My other sustenance: Holy Darkness.
I need more of this.
Ah, there we go.
I am craving night, especially after reading, by absolute chance, Waking up to the Dark. I really would press this book into each one of your hands if I could. It is lyrical, prophetic, soul stirring.
“What is to become of us? That is the question waiting for us in the the dark.”
–Clark Strand
Meanwhile, in the endless La Niña sunshine, my daughters are making doll quilts.
And on New Year’s Day we climbed our beloved ridge with dear old friends and found a spiral overlooking the city.
At it’s center, we discovered a miniature deck of the Wheel of Fortune.
We drew cards in a circle, and made a map, of sorts, of our work in the year ahead.
May Justice see her work done with our hands.
With each year, and each day, may we rise, and rise up, again!
::
To your reading list I would also add Down the Dark Mountain, a gorgeous essay from High Country News about beauty, grief, and ecocide.
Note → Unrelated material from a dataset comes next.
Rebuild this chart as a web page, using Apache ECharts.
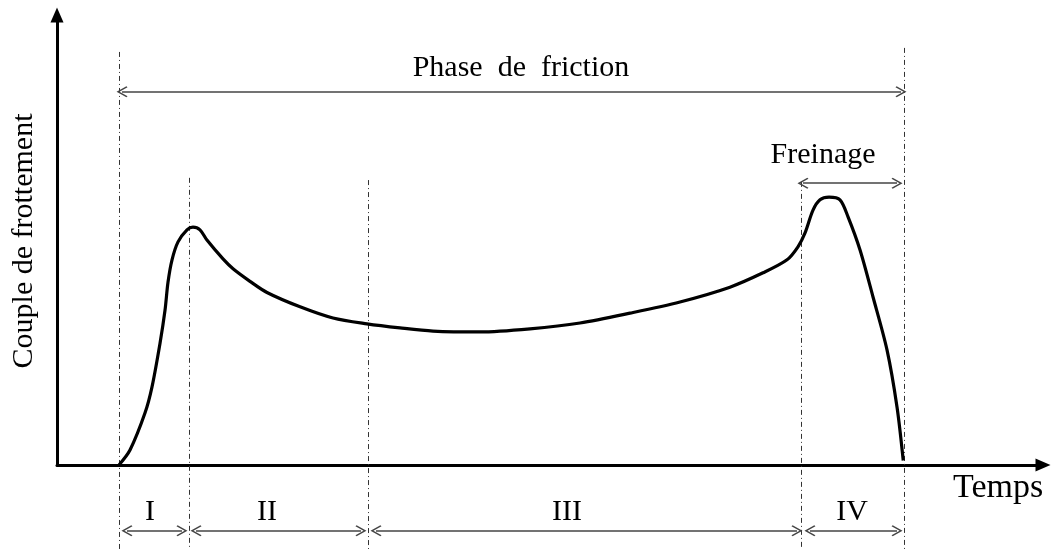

Do you have any suggestions for me?
Blessed be dear friend!
I love the scrapbook/ archive… such a rich and soulful thing to do! The book about the darkness sounds amazing. I’ve been reading Martin Shaw’s book A Branch from the Lightening Tree… Have you read it? You’d love it. All about myth and ecstatic wildness… juicy, crackling language and metaphors. A good reminder that what the soul wants is to “speak to the gods” and not about the gods….Right! You know it well, gifted sister poet!